For this is a gracious thing, when, mindful of God, one endures sorrows while suffering unjustly. For what credit is it if, when you sin and are beaten for it, you endure? But if when you do good and suffer for it you endure, this is a gracious thing in the sight of God. (1 Peter 2:19-20)
Imagine having a conscience so "impressed and governed by the idea of God" that you endure every sorrow and unjust suffering. That is what it means to be mindful.
"a gracious thing". This gives me hope because God does not trivialize our suffering. God knows when we suffer unjustly. It's not as though he doesn't see it. He does. It is a gracious thing in the sight of God to endure unjust suffering. God sees our suffering. He might bring us out of it, he might provide a way of escape, but more often I think he provides a way to endure. He gives strength so that we may go on, and he will turn every sorrow into joy beyond imagining. I am confident that, some day, he will smile down on me and say, "Do you remember when you suffered unjustly? I do. I saw your tears. I saw your confusion. I saw also that you trusted in me, and you knew I was with you even if you didn't always feel it. Well done."
God sees everything. He sees when we go through atrocious things, and he sees when we jump for joy through the great times. He sees when we lie face down on the floor, weeping until we can't even make a sound anymore but the tears are still coming. He sees when we laugh until we can't even make a sound anymore and the tears are streaming. God knows when we suffer and when we celebrate. He knows when we're hurting and when we're humiliated. He knows when we're restored in Christ and when we rejoice despite the shame, carrying our crosses, taking step by step, ignoring the bruising of our feet and the slivers in our backs, looking to Jesus, the founder and perfecter of our faith.

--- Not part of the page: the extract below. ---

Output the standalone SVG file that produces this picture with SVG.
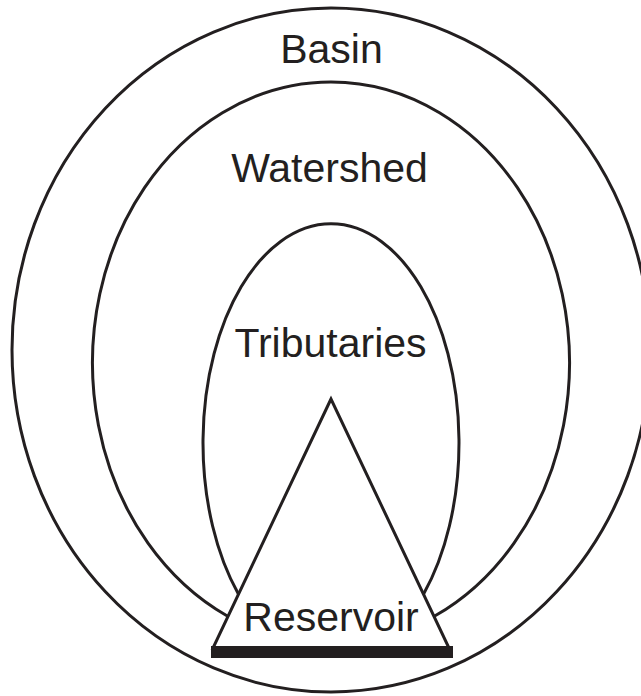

I want to have a mind full of God. The more I know him, the more I want to know more of him. He is beautiful, and faithful, and merciful and gracious. These characteristics I have attributed to him from the time I can remember, but as I walk through life I see the actual, personal nature of these attributes more and more. It's not just that God is merciful and gracious; he is merciful to me, every day. He is gracious to me, every moment. God is not abstract, he is very much present, very much personal... and I want to be mindful of him.